In 1935, the New York Museum of Modern Art organised a large exhibition entitled African Negro Art. All the works on display were owned by Europeans, among them the poet Tristan Tzara, who possessed a magnificent Gabonese mask which the Barbier-Mueller Museum was to acquire several years later fig. 6. Josef Mueller did not contribute anything to this exhibition; in fact, he rarely participated in public events. He would most certainly have refused to hold a conference or to explain the reasons behind the accumulation of so many treasures. However, in 1957, at the age of seventy, Mueller decided to exhibit his African collection fig. 7 in the museum of his native town, Solothurn, where he had returned to live after the war. Jean Paul Barbier, husband to his daughter, Monique, historian and art lover, understood Josef Mueller’s irritation that the works of so-called "primitive" art remained defiantly underestimated while his other paintings received copious praise. Perhaps it was at this moment that the idea of a permanent museum of primitive art was conceived; an idea that would come into effect twenty years later, in Geneva, where Monique and Jean Paul Barbier-Mueller were to settle.

Jean Paul Barbier had built up a collection of his own, and this was added to that of Mueller. He dedicated himself to seeking key works that would provide additional coherence to the overall collection. Indeed, Josef Mueller had not sought to create a synchronous whole, and bought objects simply according to aesthetic criteria. His son-in-law later succeeded in presenting a rationalised collection, which in turn became a "chef d’œuvre" of world renown.

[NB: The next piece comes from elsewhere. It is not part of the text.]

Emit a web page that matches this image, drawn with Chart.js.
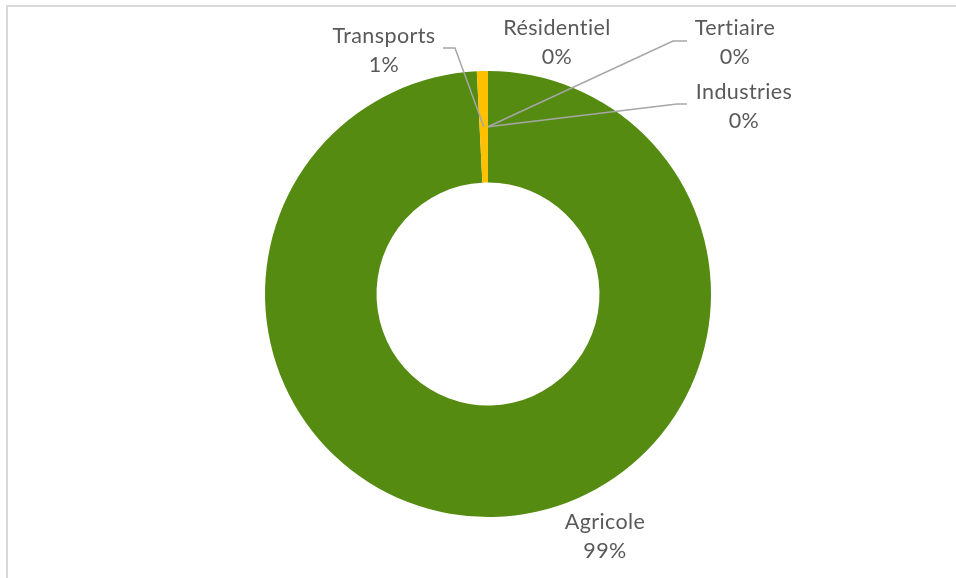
<!DOCTYPE html>
<html>
<head>
<meta charset="utf-8">
<script src="https://cdn.jsdelivr.net/npm/chart.js@4"></script>
<style>
  html, body { margin: 0; padding: 0; background: #fff; }
  #wrap { position: relative; width: 956px; height: 578px; overflow: hidden; }
  #frame { position: absolute; left: 6px; top: 5px; width: 980px; height: 600px;
           border: 2px solid #D9D9D9; box-sizing: border-box; }
  canvas { position: absolute; left: 0; top: 0; }
</style>
</head>
<body>
<div id="wrap">
  <div id="frame"></div>
  <canvas id="donut" width="956" height="578"></canvas>
</div>
<script>
// données (ordre horaire à partir du haut)
const secteurs = ['Résidentiel', 'Tertiaire', 'Industries', 'Agricole', 'Transports'];
const valeurs = [0, 0, 0, 99.2, 0.8];
const couleurs = ['#4472C4', '#A5A5A5', '#ED7D31', '#558B11', '#FFC000'];

// position des étiquettes par rapport au centre (dx, dy de la ligne de base)
const etiquettes = [
    { dx: 69, dy: -259, ligne: null },
    { dx: 247, dy: -259, ligne: [[199, -253], [185, -253]] },
    { dx: 256, dy: -195, ligne: [[199, -190], [189, -190]] },
    { dx: 117, dy: 235, ligne: null },
    { dx: -104, dy: -251, ligne: [[-45, -246], [-33, -246]] }
];

const labelPlugin = {
    id: 'etiquettes',
    afterDraw(chart) {
        const ctx = chart.ctx;
        const meta = chart.getDatasetMeta(0);
        const total = valeurs.reduce((a, b) => a + b, 0);
        ctx.save();
        meta.data.forEach((arc, i) => {
            const p = arc.getProps(['x', 'y', 'startAngle', 'endAngle', 'innerRadius', 'outerRadius'], true);
            const mid = (p.startAngle + p.endAngle) / 2;
            const r = (p.innerRadius + p.outerRadius) / 2;
            const ax = p.x + Math.cos(mid) * r;
            const ay = p.y + Math.sin(mid) * r;
            const e = etiquettes[i];
            if (e.ligne) {
                ctx.strokeStyle = '#A6A6A6';
                ctx.lineWidth = 1.5;
                ctx.beginPath();
                ctx.moveTo(p.x + e.ligne[0][0], p.y + e.ligne[0][1]);
                ctx.lineTo(p.x + e.ligne[1][0], p.y + e.ligne[1][1]);
                ctx.lineTo(ax, ay);
                ctx.stroke();
            }
            ctx.fillStyle = '#595959';
            ctx.font = '21.5px Lato';
            ctx.letterSpacing = '0.4px';
            ctx.textAlign = 'center';
            ctx.textBaseline = 'alphabetic';
            ctx.fillText(secteurs[i], p.x + e.dx, p.y + e.dy);
            ctx.fillText(Math.round(valeurs[i] / total * 100) + '%', p.x + e.dx, p.y + e.dy + 29);
        });
        ctx.restore();
    }
};

new Chart(document.getElementById('donut').getContext('2d'), {
    type: 'doughnut',
    data: {
        labels: secteurs,
        datasets: [{
            data: valeurs,
            backgroundColor: couleurs,
            borderWidth: 0
        }]
    },
    options: {
        responsive: false,
        animation: false,
        cutout: '50%',
        layout: { padding: { left: 265, right: 245, top: 71, bottom: 61 } },
        plugins: {
            legend: { display: false },
            tooltip: { enabled: false }
        }
    },
    plugins: [labelPlugin]
});
</script>
</body>
</html>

The Barbier-Mueller Museum opened its doors in May, 1977, three months after the passing of Josef Mueller. Many friends of the family, art lovers and connoisseurs from all over the world took part in this event. They soon joined together to form the Friends of the Barbier-Mueller Museum Association, which today consists of nearly one thousand members fig. 8.

The collection today assembles 7000 works of art, sculptures, masks, textiles, and objects of prestige or corporal adornment. This unique store, constantly enriched by Jean Paul Barbier, constitutes the greatest collection of primitive art in the world. The principal sectors are, in order of importance, Africa, the East Indies ("primitive" Indonesia), Oceania, the Americas (pre- and post-Colombian), tribal Asia, and, in a more general manner, the prehistoric or archaic phases of great civilisations (Greece, Italy, Japan, the East Indies).